The greenfinches seem to regard the peanut-filled bird feeder as their exclusive property. Though now and again a single bird turns up to take advantage of a few minutes’ peace, they usually arrive in a gang of 10 or so. They are rowdy and aggressive, having little patience with whichever of their number is currently occupying the feeder. They range themselves along the fence wire or sit atop the little section of green windbreak watching intently.
Over and over again, the bird in possession drives its bill into the peanuts, probing and worrying away until it has collected sufficient to be worth withdrawing through the mesh to be consumed. With other birds about whose speedy departure would warn of danger, the incumbent barely bothers to turn its attention from the feeder.

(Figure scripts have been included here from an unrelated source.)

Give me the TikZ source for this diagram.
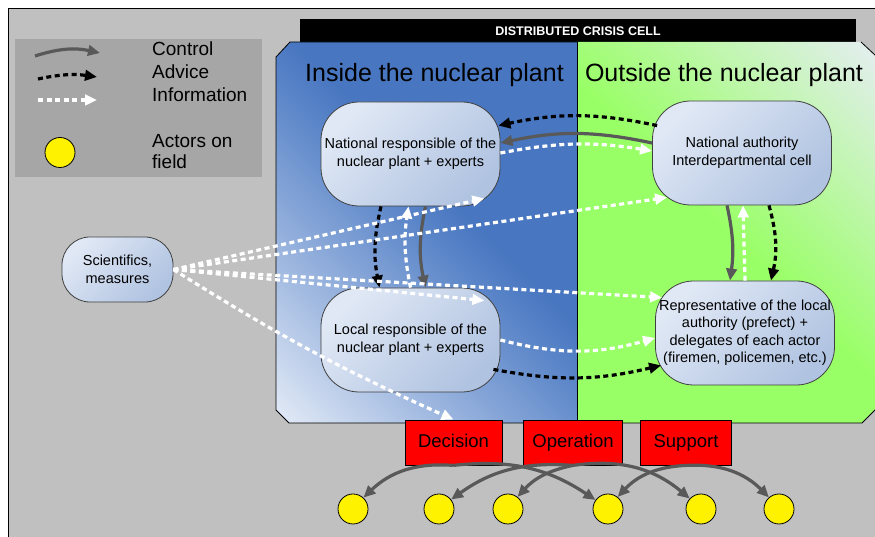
\documentclass[tikz,border=0pt]{standalone}
\usepackage{fontspec}
\setmainfont{Liberation Sans}
\usetikzlibrary{arrows.meta}

\definecolor{bggray}{HTML}{C0C0C0}
\definecolor{leggray}{HTML}{A6A6A6}
\definecolor{ctrlgray}{HTML}{595959}
\definecolor{inpale}{HTML}{E2EAF6}
\definecolor{inmid}{HTML}{93AFDC}
\definecolor{indeep}{HTML}{5A85C8}
\definecolor{indark}{HTML}{4876C0}
\definecolor{outgreen}{HTML}{99FF66}
\definecolor{outpale}{HTML}{E4EEF0}
\definecolor{boxlight}{HTML}{E0E8F5}
\definecolor{boxdark}{HTML}{B0C3E1}

\pgfdeclareverticalshading{inshade}{100bp}{color(0bp)=(inpale); color(15bp)=(inpale); color(35bp)=(inmid); color(50bp)=(indeep); color(56bp)=(indark); color(100bp)=(indark)}
\pgfdeclareverticalshading{outshade}{100bp}{color(0bp)=(outgreen); color(50bp)=(outgreen); color(85bp)=(outpale); color(100bp)=(outpale)}

\tikzset{
  headtip/.style={-{Triangle[length=12pt,width=10.5pt]}},
  ctrl/.style={headtip, draw=ctrlgray, line width=3.2pt},
  advice/.style={headtip, draw=black, line width=3.2pt, dash pattern=on 5pt off 3.5pt},
  info/.style={headtip, draw=white, line width=3.2pt, dash pattern=on 5pt off 3.5pt},
  unit/.style={draw=black!75, line width=0.8pt, rounded corners=38pt, minimum width=179pt,
    minimum height=104pt, inner sep=0pt, align=center, font=\fontsize{14.5}{17.5}\selectfont,
    top color=boxlight, bottom color=boxdark, shading angle=45},
  task/.style={draw=black, line width=0.8pt, fill=red, minimum height=45pt, inner sep=0pt,
    text height=13.5pt, text depth=4pt, font=\fontsize{18.5}{22}\selectfont},
  actor/.style={circle, draw=black, line width=0.8pt, fill=yellow, minimum size=30pt, inner sep=0pt},
  legtext/.style={font=\fontsize{19}{22}\selectfont, inner sep=0pt, anchor=base west},
  sidetitle/.style={font=\fontsize{25}{30}\selectfont, inner sep=0pt, anchor=base},
}

\begin{document}
\begin{tikzpicture}[x=1pt,y=1pt]
	\useasboundingbox (0,0) rectangle (875,537);
	\fill[white] (0,0) rectangle (875,537);
	\filldraw[fill=bggray, draw=black, line width=1pt] (8.5,-5) rectangle (880,528.5);
	
	% legend
	\fill[leggray] (15,360) rectangle (262,498);
	\coordinate (lc1) at (35,481); \coordinate (lc2) at (100,484);
	\coordinate (la1) at (38,458); \coordinate (la2) at (97,460);
	\coordinate (li1) at (38,437); \coordinate (li2) at (97,437);
	\draw[ctrl] (lc1) to[bend left=15] (lc2);
	\draw[advice] (la1) to[bend left=10] (la2);
	\draw[info] (li1) -- (li2);
	\node[legtext] (lctrl) at (152,481) {Control};
	\node[legtext] (ladv) at (152,458) {Advice};
	\node[legtext] (linfo) at (152,435) {Information};
	\node[actor] (lactor) at (60,384.5) {};
	\node[legtext] (lact1) at (152,389) {Actors on};
	\node[legtext] (lact2) at (152,368) {field};
	
	% crisis cell
	\node[fill=black, text=white, font=\bfseries\fontsize{12.5}{15}\selectfont, minimum width=556pt,
		minimum height=24pt, inner sep=0pt] (cell) at (578,506) {DISTRIBUTED CRISIS CELL};
	\shade[shading=inshade, shading angle=-45] (276,480) -- (290,495) -- (577,495) -- (577,114) -- (289,114) -- (276,127) -- cycle;
	\shade[shading=outshade, shading angle=-45] (577,495) -- (861,495) -- (876,481) -- (876,128) -- (862,114) -- (577,114) -- cycle;
	\draw[line width=0.8pt] (577,495) -- (290,495) -- (276,480) -- (276,127) -- (289,114) -- (862,114) -- (876,128);
	\draw[line width=0.8pt] (861,495) -- (876,481);
	\draw[line width=0.8pt] (577,495) -- (577,114);
	\node[sidetitle] (inside) at (434.5,455) {Inside the nuclear plant};
	\node[sidetitle] (outside) at (724,455.5) {Outside the nuclear plant};
	
	\node[unit] (nr) at (410.5,383) {National responsible of the\\nuclear plant + experts};
	\node[unit] (lr) at (410.5,197) {Local responsible of the\\nuclear plant + experts};
	\node[unit] (na) at (742,384) {National authority\\Interdepartmental cell};
	\node[unit] (rl) at (745,204) {Representative of the local\\authority (prefect) +\\delegates of each actor\\(firemen, policemen, etc.)};
	\node[unit, minimum width=111pt, minimum height=65pt, rounded corners=28pt] (sci) at (117.5,267.5) {Scientifics,\\measures};
	
	\node[task, minimum width=97pt] (dec) at (453.5,94.5) {Decision};
	\node[task, minimum width=99pt] (ope) at (573,94.5) {Operation};
	\node[task, minimum width=91pt] (sup) at (686,94.5) {Support};
	\foreach \x [count=\i] in {353,439,508,608,701,779}
		\node[actor] (a\i) at (\x,28) {};
	
	% national level
	\draw[advice] ([shift={(5,-25)}]na.north west) to[bend right=12] ([shift={(-2,-24)}]nr.north east);
	\draw[ctrl] ([yshift=10]na.west) to[bend right=12] ([yshift=11]nr.east);
	\draw[info] ([yshift=1]nr.east) to[bend left=10] ([yshift=2]na.west);
	
	% inside
	\draw[advice] ([xshift=-29.5]nr.south) to[bend right=12] ([xshift=-31]lr.north);
	\draw[info] (lr.north) to[bend left=10] ([xshift=-2]nr.south);
	\draw[ctrl] ([xshift=15]nr.south) to[bend right=12] ([xshift=15]lr.north);
	
	% outside
	\draw[ctrl] ([xshift=-15]na.south) to[bend left=10] ([xshift=-15]rl.north);
	\draw[info] (rl.north) -- ([xshift=1]na.south);
	\draw[advice] ([xshift=27]na.south) to[bend left=14] ([xshift=26]rl.north);
	
	% local level
	\draw[info] (lr.east) to[bend right=15] ([yshift=-5]rl.west);
	\draw[advice] ([shift={(-7,23)}]lr.south east) to[bend right=12] ([shift={(6,20)}]rl.south west);
	
	% scientifics
	\draw[info] (sci.east) -- ([shift={(-16,8)}]nr.south east);
	\draw[info] (sci.east) -- ([shift={(15,8)}]na.south west);
	\draw[info] (sci.east) -- ([shift={(-16,-13)}]lr.north east);
	\draw[info] (sci.east) -- ([shift={(7,-17)}]rl.north west);
	\draw[info] (sci.east) to[bend right=4] (dec.north);
	
	% field
	\draw[ctrl] (dec.south) to[bend right=24] (a1);
	\draw[ctrl] (dec.south) to[bend left=20] (a4);
	\draw[ctrl] (ope.south) to[bend right=20] (a2);
	\draw[ctrl] (ope.south) to[bend right=18] (a3);
	\draw[ctrl] (ope.south) to[bend left=24] (a5);
	\draw[ctrl] (sup.south) to[bend right=22] (a4);
	\draw[ctrl] (sup.south) to[bend left=24] (a6);
\end{tikzpicture}
\end{document}
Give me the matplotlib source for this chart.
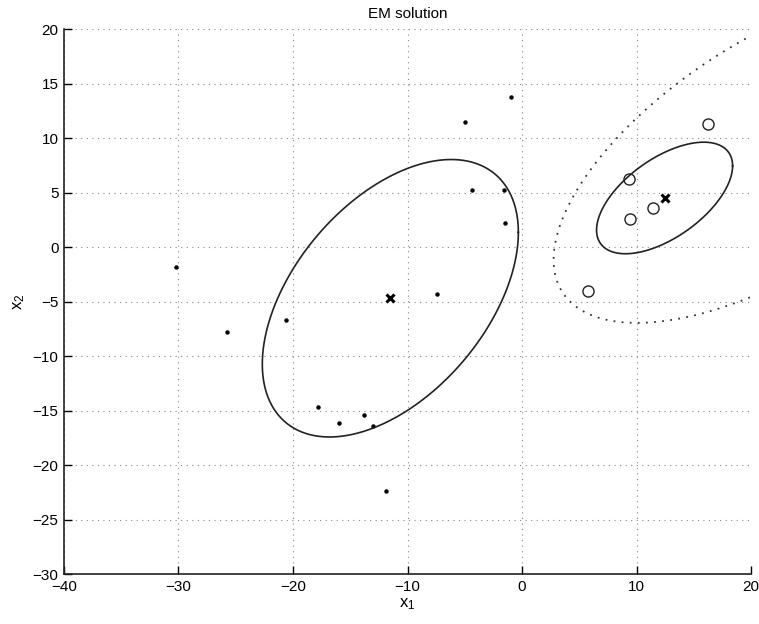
import numpy as np
import matplotlib
matplotlib.use("Agg")
import matplotlib.pyplot as plt

plt.rcParams['font.family'] = ['Liberation Sans', 'DejaVu Sans']

# observed points, class 1 (dots) and class 2 (circles)
dots_x = [-30.2, -25.8, -20.6, -17.8, -16.0, -13.8, -13.0, -11.9, -7.4, -5.0, -4.4, -1.6, -1.5, -1.0]
dots_y = [-1.8, -7.8, -6.7, -14.7, -16.1, -15.4, -16.4, -22.4, -4.3, 11.5, 5.2, 5.2, 2.2, 13.8]
circ_x = [16.2, 9.3, 11.4, 9.4, 5.8]
circ_y = [11.3, 6.2, 3.6, 2.6, -4.0]

# EM estimated means and covariances
mean1 = [-11.5, -4.7]
cov1 = [[125.0, 67.6], [67.6, 162.0]]
mean2 = [12.45, 4.5]
cov2 = [[35.3, 17.5], [17.5, 26.2]]
# broad dotted contour
mean3 = [22.2, 8.5]
cov3 = [[378.0, 188.0], [188.0, 239.0]]


def ellipse(mu, cov, n=300):
    t = np.linspace(0, 2 * np.pi, n)
    L = np.linalg.cholesky(np.array(cov))
    pts = L @ np.vstack([np.cos(t), np.sin(t)])
    return pts[0] + mu[0], pts[1] + mu[1]


fig = plt.figure(figsize=(7.59, 6.24), dpi=100)
ax = fig.add_axes([0.0843, 0.0801, 0.9052, 0.8734])

ax.grid(True, linestyle=(0, (1, 4)), color='#888888', linewidth=0.8)
ax.set_axisbelow(True)

ax.plot(dots_x, dots_y, 'o', color='black', markersize=2.2)
ax.plot(circ_x, circ_y, 'o', mfc='none', mec='#222222', markersize=8, mew=1.0)

ex, ey = ellipse(mean1, cov1)
ax.plot(ex, ey, color='#222222', linewidth=1.2)
ex, ey = ellipse(mean2, cov2)
ax.plot(ex, ey, color='#222222', linewidth=1.2)
ex, ey = ellipse(mean3, cov3, 600)
ax.plot(ex, ey, color='#333333', linewidth=1.3, linestyle=(0, (1, 3.5)))

ax.plot([mean1[0], mean2[0]], [mean1[1], mean2[1]], 'x', color='black',
        markersize=6, mew=2.2)

ax.set_xlim(-40, 20)
ax.set_ylim(-30, 20)
ax.set_xticks(range(-40, 21, 10))
ax.set_yticks(range(-30, 21, 5))
ax.tick_params(direction='in', length=6, width=1, labelsize=11, pad=4)
ax.spines['top'].set_visible(False)
ax.spines['right'].set_visible(False)
for s in ('left', 'bottom'):
    ax.spines[s].set_linewidth(1.2)
    ax.spines[s].set_color('#222222')

ax.set_title('EM solution', fontsize=11, pad=8)
ax.set_xlabel(r'$\mathregular{x_1}$', fontsize=12, labelpad=2)
ax.set_ylabel(r'$\mathregular{x_2}$', fontsize=12, labelpad=4)

fig.savefig('out.png', dpi=100)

Sooner or later one of the watching greenfinches is unable to stand the waiting any longer and launches itself at the valuable source of winter food. Often this is enough for the original bird to cede possession – but not always. Sometimes the two lift squabbling into the air, wings beating madly, legs outstretched, clawed feet raised against each other. And inevitably, while they are so engaged, one or more of the gang seize their opportunity and alight on the feeder.
Meanwhile on the ground beneath, away from the hurlyburly, a single dunnock and a female chaffinch take advantage of what drops from above. Though their paths frequently cross, rather than competing for the fallen peanut fragments they virtually ignore one another’s presence, each seemingly content with what they find as they search among the remains of last year’s plant growth and the first of the new daffodil shoots. And when the greenfinches are absent for a while, both of them have started to visit the actual source of the peanuts itself.
More cautious, more aware of their vulnerability, as a bird alone needs to be, neither sits out in the open on the feeder but shins sideways up a slender branch of the nearby elder, from which relative safety the peanuts are just about within reach.